Drei von etwa 60 Apfelsorten auf dem Breitenstein, Bernecker entdeckte sie auf einer Liste der Beratungsstelle für Obst- und Gartenbau aus dem Jahr 1986, über Obstsorten im Rhein-Neckar-Kreis. Dort finden sich Namen wie Krummstiel, Schafsnase, Winterprinz und Christkindelsapfel, Champagnerrenette, Gelber Richard und Gottesacker, Neckartaler und Breitarsch.
Heute heißen Äpfel Pink Lady, Fuji, Braeburn und Royal Gala; am besten verkauft sich derzeit Elstar (17 Prozent). Verbraucher wünschen sich angeblich überwiegend rote und makellose Schneewittchenäpfel, für den Handel sollen sie möglichst unempfindlich sein und gut zu lagern.
Auf dem Markt sind kaum mehr als 15 Sorten, an die 300 Sorten können gute Baumschulen liefern, Schillers Sortiment umfasste mehr als 1500. Für jeden Boden, jedes Klima, jeden Bedarf den passende Baum. Die Menschen damals hatten in aller Regel nur begrenzte Möglichkeiten der Versorgung. Man hat also zugesehen, dass so früh wie möglich und so lange wie möglich was da war, sagt Klemens Bernecker. "Die ersten Klaräpfel reifen schon Anfang August, da macht es nichts, wenn sie nach wenigen Tagen mehlig schmecken". Der Eichenapfel, eine der ältesten Sorten überhaupt, hält bis zum März oder April; wichtig war, dass es auch Bäume gab, die an schlechten Standorten, mit schlechten Böden und wenig Wasser zurechtkamen: meistens eben Mostäpfel, die oft viel Ertrag brachten.

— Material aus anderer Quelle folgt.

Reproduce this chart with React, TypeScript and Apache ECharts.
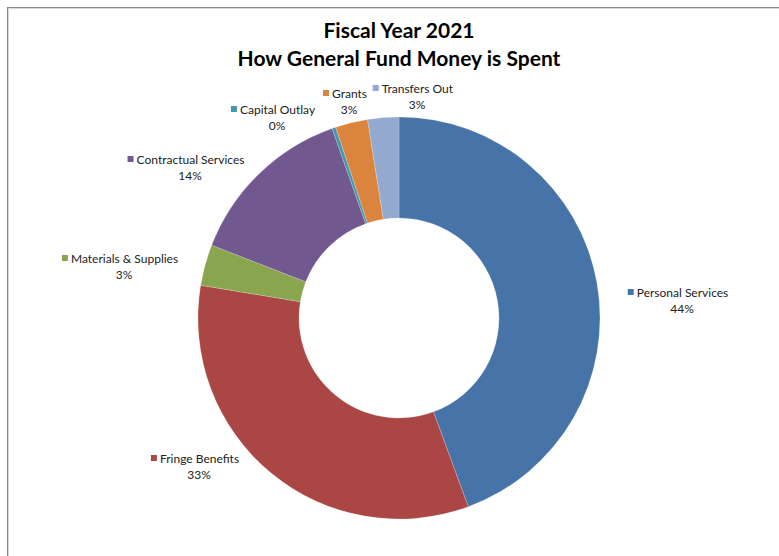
import React, { useEffect, useRef } from "react";
import * as echarts from "echarts";

const categories = [
  "Personal Services",
  "Fringe Benefits",
  "Materials & Supplies",
  "Contractual Services",
  "Capital Outlay",
  "Grants",
  "Transfers Out",
];
const values = [44.4, 33.2, 3.3, 13.7, 0.3, 2.6, 2.5];
const colors = ["#4673A8", "#AA4643", "#89A54E", "#71588F", "#4198AF", "#DB843D", "#93A9CF"];
// label block centres (page px)
const labelPos: [number, number][] = [
  [678, 300],
  [195, 466],
  [120, 266],
  [186, 167],
  [273, 117],
  [345, 101],
  [413, 96],
];

const FONT = "Lato, 'Open Sans', sans-serif";

export default function App() {
  const ref = useRef<HTMLDivElement>(null);
  useEffect(() => {
    if (!ref.current) return;
    const chart = echarts.init(ref.current, null, { renderer: "svg" });
    const total = values.reduce((a, b) => a + b, 0);
    const data = categories.map((name, i) => ({
      name,
      value: values[i],
      itemStyle: { color: colors[i] },
      label: {
        formatter: `{sq|}{n| ${name}}\n{p|${Math.round((values[i] / total) * 100)}%}`,
        rich: {
          sq: { width: 6, height: 6, backgroundColor: colors[i] },
          n: { fontSize: 12, fontFamily: FONT, color: "#222", lineHeight: 16 },
          p: { fontSize: 12, fontFamily: FONT, color: "#222", lineHeight: 16, padding: [0, 0, 0, 8] },
        },
      },
    }));
    chart.setOption({
      animation: false,
      backgroundColor: "#ffffff",
      title: {
        text: "Fiscal Year 2021\nHow General Fund Money is Spent",
        left: 394,
        textAlign: "center",
        top: 10,
        textStyle: {
          fontFamily: FONT,
          fontSize: 21,
          fontWeight: "bold",
          color: "#000",
          lineHeight: 28,
        },
      },
      graphic: [
        { type: "line", shape: { x1: 7, y1: 7.5, x2: 779, y2: 7.5 }, style: { stroke: "#8a8a8a", lineWidth: 1 } },
        { type: "line", shape: { x1: 8, y1: 8.5, x2: 779, y2: 8.5 }, style: { stroke: "#d8d8d8", lineWidth: 1 } },
        { type: "line", shape: { x1: 7.5, y1: 7, x2: 7.5, y2: 556 }, style: { stroke: "#8a8a8a", lineWidth: 1 } },
        { type: "line", shape: { x1: 8.5, y1: 8, x2: 8.5, y2: 556 }, style: { stroke: "#d8d8d8", lineWidth: 1 } },
      ],
      series: [
        {
          type: "pie",
          center: [399, 318],
          radius: [100, 201],
          startAngle: 90,
          clockwise: true,
          avoidLabelOverlap: false,
          itemStyle: { borderColor: "rgba(255,255,255,0.4)", borderWidth: 0.5 },
          label: { show: true, position: "outside", align: "center" },
          labelLine: { show: false },
          labelLayout: (p: any) => {
            const pos = labelPos[p.dataIndex];
            return { x: pos[0], y: pos[1], align: "center", verticalAlign: "middle" };
          },
          emphasis: { disabled: true },
          data,
        },
      ],
    });
    return () => chart.dispose();
  }, []);
  return (
    <div
      ref={ref}
      style={{ position: "fixed", left: 0, top: 0, width: 779, height: 556 }}
    />
  );
}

Wobei Most eben nicht gleich Most ist: im Odenwald nennt man so den süßen Saft, im Hessischen ist er vergoren und hat Promille und war durchaus Alltags-Getränk zu einer Zeit, als Trinkwasser noch öfter verunreinigt war. Den passenden Vierzeiler dazu kennt Bernecker auch: "Ein guter Most heilt jeden Schmerz, er ist des Odenwälders Perle. Der Wein erfreut des Menschen Herz, der Most den ganzen Kerle."

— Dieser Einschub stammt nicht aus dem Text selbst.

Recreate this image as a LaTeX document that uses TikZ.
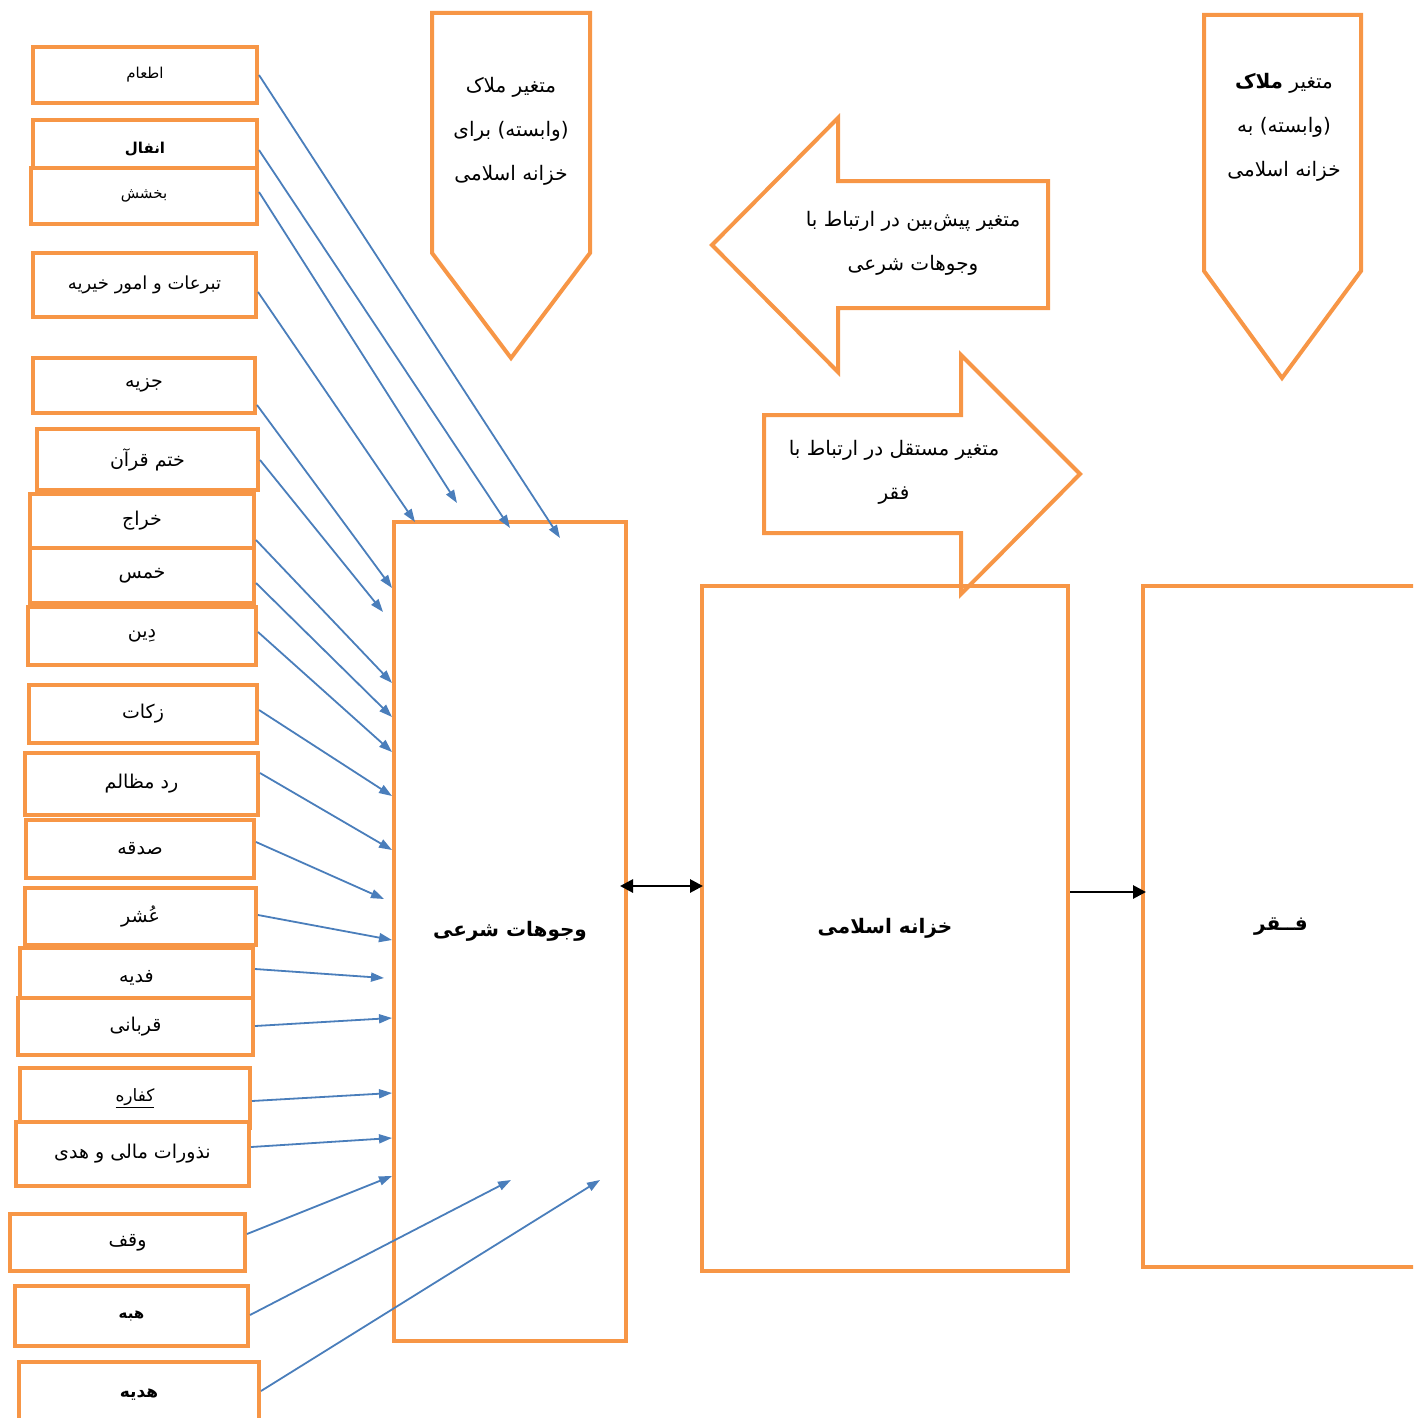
\documentclass[tikz,border=0pt]{standalone}
\usepackage{fontspec}
\usetikzlibrary{arrows.meta}
\newfontfamily\arabicfont[Script=Arabic]{DejaVu Sans}
\TeXXeTstate=1
\definecolor{boxorange}{HTML}{F79646}
\definecolor{linkblue}{HTML}{4A7EBB}
\newcommand{\fa}[1]{\beginR #1\endR}

\begin{document}
\begin{tikzpicture}[x=1pt,y=-1pt]
\tikzstyle{every node}=[font=\arabicfont\fontsize{19}{22}\selectfont]
\tikzstyle{item}=[draw=boxorange,line width=4pt,fill=white,inner sep=0pt]
\tikzstyle{small}=[font=\arabicfont\fontsize{15}{18}\selectfont]
\tikzstyle{block}=[draw=boxorange,line width=4pt,inner sep=0pt,font=\arabicfont\bfseries\fontsize{20}{24}\selectfont]
\tikzstyle{banner}=[draw=boxorange,line width=4pt,line join=miter]
\tikzstyle{caption}=[align=center,font=\arabicfont\fontsize{20}{44}\selectfont]
\tikzstyle{feed}=[draw=linkblue,line width=1.8pt,-{Triangle[length=13pt,width=9pt]}]
\tikzstyle{link}=[draw=black,line width=2.8pt,-{Triangle[length=13pt,width=13pt]}]
\clip (0,0) rectangle (1413,1418);

\draw[banner] (432,13) -- (590,13) -- (590,253) -- (511,358) -- (432,253) -- cycle;
\node[caption] (dep1) at (511,131) {\fa{متغیر ملاک}\\\fa{(وابسته) برای}\\\fa{خزانه اسلامی}};
\draw[banner] (1204,15) -- (1361,15) -- (1361,271) -- (1282,378) -- (1204,271) -- cycle;
\node[caption] (dep2) at (1284,127) {\fa{متغیر \textbf{ملاک}}\\\fa{(وابسته) به}\\\fa{خزانه اسلامی}};
\draw[banner] (712,245) -- (838,118) -- (838,181) -- (1048,181) -- (1048,308) -- (838,308) -- (838,372) -- cycle;
\node[caption] (pred) at (913,243) {\fa{متغیر پیش‌بین در ارتباط با}\\\fa{وجوهات شرعی}};
\draw[banner] (1080,474) -- (961,355) -- (961,415) -- (764,415) -- (764,533) -- (961,533) -- (961,594) -- cycle;
\node[caption] (indep) at (894,472) {\fa{متغیر مستقل در ارتباط با}\\\fa{فقر}};

\node[block,minimum width=232pt,minimum height=819pt] (vj) at (510,931.5) {\fa{وجوهات شرعی}};
\node[block,minimum width=366pt,minimum height=685pt] (kh) at (885,928.5) {\fa{خزانه اسلامی}};
\node[block,minimum width=276pt,minimum height=681pt] (fq) at (1281,926.5) {\fa{فــقر}};

\node[item,small,minimum width=224pt,minimum height=56pt] (b1) at (145,75) {\fa{اطعام}};
\node[item,small,minimum width=224pt,minimum height=58pt] (b2) at (145,149) {\bfseries\fa{انفال}};
\node[item,small,minimum width=226pt,minimum height=56pt] (b3) at (144,196) {\fa{بخشش}};
\node[item,minimum width=223pt,minimum height=64pt,font=\arabicfont\fontsize{18}{21}\selectfont] (b4) at (144.5,285) {\fa{تبرعات و امور خیریه}};
\node[item,minimum width=222pt,minimum height=55pt] (b5) at (144,385) {\fa{جزیه}};
\node[item,minimum width=221pt,minimum height=61pt] (b6) at (147.5,459.5) {\fa{ختم قرآن}};
\node[item,minimum width=224pt,minimum height=54pt] (b7) at (142,521) {\fa{خراج}};
\node[item,minimum width=224pt,minimum height=55pt] (b8) at (142,575.5) {\fa{خمس}};
\node[item,minimum width=228pt,minimum height=58pt] (b9) at (142,636) {\fa{دِین}};
\node[item,minimum width=228pt,minimum height=58pt] (b10) at (143,714) {\fa{زکات}};
\node[item,minimum width=233pt,minimum height=62pt] (b11) at (141.5,784) {\fa{رد مظالم}};
\node[item,minimum width=228pt,minimum height=58pt] (b12) at (140,849) {\fa{صدقه}};
\node[item,minimum width=231pt,minimum height=57pt] (b13) at (140.5,916.5) {\fa{عُشر}};
\node[item,minimum width=233pt,minimum height=60pt] (b14) at (136.5,978) {\fa{فدیه}};
\node[item,minimum width=235pt,minimum height=57pt] (b15) at (135.5,1026.5) {\fa{قربانی}};
\node[item,minimum width=230pt,minimum height=60pt,font=\arabicfont\fontsize{17}{20}\selectfont] (b16) at (135,1098) {\underline{\fa{کفاره}}};
\node[item,minimum width=233pt,minimum height=64pt] (b17) at (132.5,1154) {\fa{نذورات مالی و هدی}};
\node[item,minimum width=235pt,minimum height=57pt] (b18) at (127.5,1242.5) {\fa{وقف}};
\node[item,small,minimum width=233pt,minimum height=60pt] (b19) at (131.5,1316) {\bfseries\fa{هبه}};
\node[item,minimum width=240pt,minimum height=66pt,font=\arabicfont\fontsize{17}{20}\selectfont] (b20) at (139,1395) {\bfseries\fa{هدیه}};

\foreach \n/\sy/\tx/\ty in {1/75/560/538, 2/150/510/528, 3/192/457/503, 4/292/415/522,
  5/405/392/588, 6/460/383/612, 7/540/392/683, 8/583/392/717, 9/632/392/752,
  10/710/392/796, 11/773/392/850, 12/842/384/899, 13/915/392/940, 14/969/384/978,
  15/1026/392/1018, 16/1101/392/1093, 17/1147/392/1138, 18/1234/392/1176,
  19/1315/511/1180, 20/1391/600/1180}
{
  \coordinate (t\n) at (\tx,\ty);
  \draw[feed] (b\n.east |- 0,\sy) -- (t\n);
}

\draw[link,{Triangle[length=13pt,width=13pt]}-{Triangle[length=13pt,width=13pt]},shorten <=-8pt,shorten >=-3pt] (vj.east |- 0,886) -- (kh.west |- 0,886);
\draw[link,shorten >=-5pt] (kh.east |- 0,892) -- (fq.west |- 0,892);
\end{tikzpicture}
\end{document}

Den "Tag des Deutschen Apfels" hat die Bundesvereinigung der Erzeugerorganisationen Obst und Gemüse vor elf Jahren ersonnen und auf den 11. Januar platziert. Elf Apfel-Trucks sind im ganzen Land unterwegs, wer einen fotografiert und auf facebook hochlädt, soll mit etwas Glück eine Tasche mit Äpfeln gewinnen können. Das kann man in Eberbach einfacher haben: auf dem Breitenstein.
Am Tag bevor der Schnee kam habe ich ein paar aufgesammelt, chemie- und trotzdem wurmfrei, erst im Auto, dann im Kühlschrank bringen sie ein noch nie gekanntes Duft-Erlebnis. "Könnte ein Gewürzluiken sein", vermutet Klemens Bernecker.